YOUR TASK: Select the lines of the records containing the word "that" and list them.

LISTED RECORDS:

━━━━━━━━

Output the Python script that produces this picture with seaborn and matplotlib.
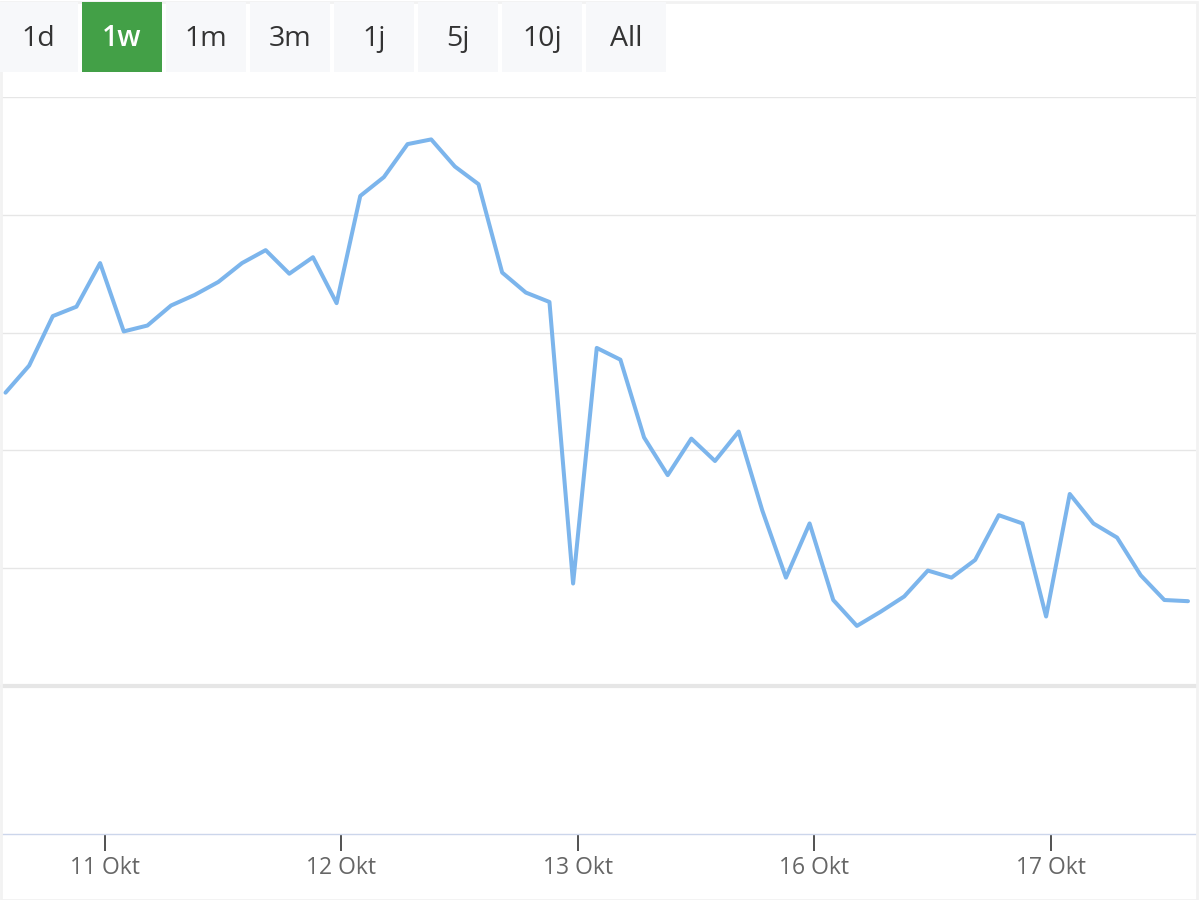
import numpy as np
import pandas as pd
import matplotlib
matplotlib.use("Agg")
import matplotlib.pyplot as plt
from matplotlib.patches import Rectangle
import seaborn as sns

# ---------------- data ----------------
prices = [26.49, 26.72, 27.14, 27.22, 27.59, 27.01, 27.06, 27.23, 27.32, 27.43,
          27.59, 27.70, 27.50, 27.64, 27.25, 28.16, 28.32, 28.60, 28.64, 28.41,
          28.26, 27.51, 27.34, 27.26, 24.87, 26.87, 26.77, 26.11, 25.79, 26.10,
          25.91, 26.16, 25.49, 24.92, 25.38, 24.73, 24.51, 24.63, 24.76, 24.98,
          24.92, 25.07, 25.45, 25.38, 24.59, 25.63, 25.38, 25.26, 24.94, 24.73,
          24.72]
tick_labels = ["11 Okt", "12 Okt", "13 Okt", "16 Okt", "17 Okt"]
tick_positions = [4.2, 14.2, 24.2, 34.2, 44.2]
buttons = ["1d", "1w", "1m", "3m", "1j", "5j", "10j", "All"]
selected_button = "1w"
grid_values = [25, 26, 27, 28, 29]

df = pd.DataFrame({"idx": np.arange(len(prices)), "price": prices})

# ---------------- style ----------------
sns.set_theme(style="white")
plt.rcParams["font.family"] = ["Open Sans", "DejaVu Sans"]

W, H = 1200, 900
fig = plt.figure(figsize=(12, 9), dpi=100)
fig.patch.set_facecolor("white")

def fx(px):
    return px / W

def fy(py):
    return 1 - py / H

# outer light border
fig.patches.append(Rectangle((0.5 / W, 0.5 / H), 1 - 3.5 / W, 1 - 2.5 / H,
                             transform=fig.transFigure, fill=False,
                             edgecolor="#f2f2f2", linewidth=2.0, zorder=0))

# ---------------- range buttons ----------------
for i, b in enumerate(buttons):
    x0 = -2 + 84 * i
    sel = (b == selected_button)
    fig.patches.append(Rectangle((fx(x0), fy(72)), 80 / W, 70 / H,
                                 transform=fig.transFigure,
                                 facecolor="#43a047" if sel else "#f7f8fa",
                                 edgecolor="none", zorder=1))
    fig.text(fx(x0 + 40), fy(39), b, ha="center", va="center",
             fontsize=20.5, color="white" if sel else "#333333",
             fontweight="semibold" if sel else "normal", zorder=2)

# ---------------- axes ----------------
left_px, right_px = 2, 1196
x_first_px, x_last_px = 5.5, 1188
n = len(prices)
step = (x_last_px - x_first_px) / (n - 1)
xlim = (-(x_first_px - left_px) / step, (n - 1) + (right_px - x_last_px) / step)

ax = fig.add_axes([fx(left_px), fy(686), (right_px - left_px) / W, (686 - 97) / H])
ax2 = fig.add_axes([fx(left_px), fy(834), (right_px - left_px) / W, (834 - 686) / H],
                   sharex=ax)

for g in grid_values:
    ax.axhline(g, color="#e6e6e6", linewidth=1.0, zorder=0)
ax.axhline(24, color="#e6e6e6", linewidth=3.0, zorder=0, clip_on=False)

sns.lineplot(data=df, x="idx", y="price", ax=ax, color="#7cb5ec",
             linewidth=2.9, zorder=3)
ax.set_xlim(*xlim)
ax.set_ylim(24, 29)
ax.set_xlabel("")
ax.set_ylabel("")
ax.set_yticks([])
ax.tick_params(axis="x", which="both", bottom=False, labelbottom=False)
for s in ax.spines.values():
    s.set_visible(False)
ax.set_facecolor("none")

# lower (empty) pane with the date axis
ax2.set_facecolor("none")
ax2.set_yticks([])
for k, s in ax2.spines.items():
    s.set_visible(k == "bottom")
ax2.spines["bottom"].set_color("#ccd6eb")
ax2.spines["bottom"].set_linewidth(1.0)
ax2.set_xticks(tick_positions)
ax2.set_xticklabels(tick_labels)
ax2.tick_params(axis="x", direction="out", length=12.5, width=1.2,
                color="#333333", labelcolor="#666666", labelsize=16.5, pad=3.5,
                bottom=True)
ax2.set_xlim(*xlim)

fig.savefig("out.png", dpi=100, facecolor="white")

━━━━━━━━

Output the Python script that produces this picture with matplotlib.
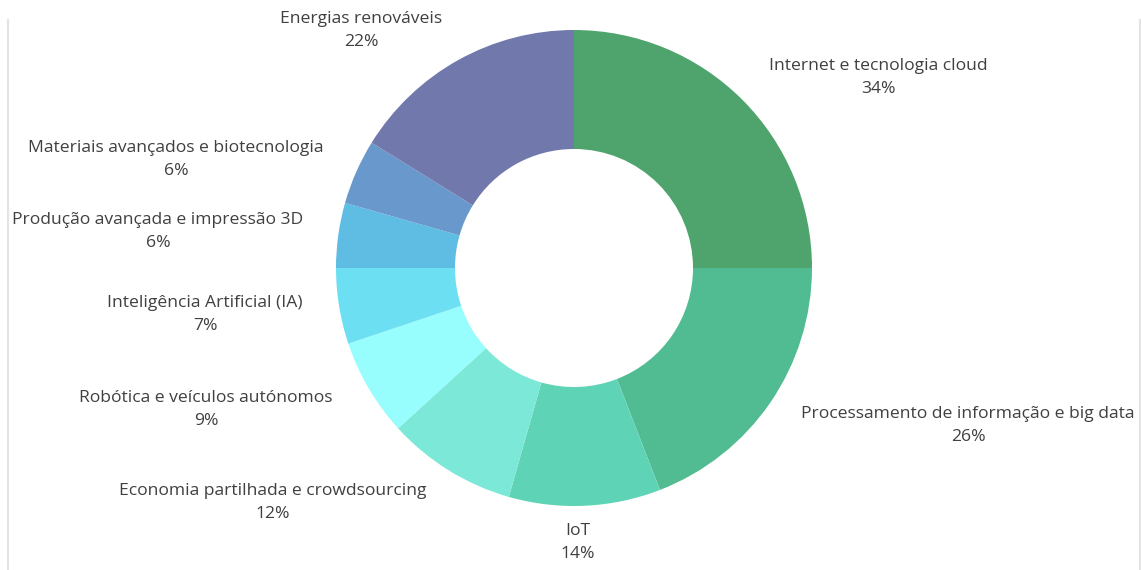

━━━━━━━━

RESULT:
Output the Python script that produces this picture with seaborn and matplotlib.
Output the Python script that produces this picture with matplotlib.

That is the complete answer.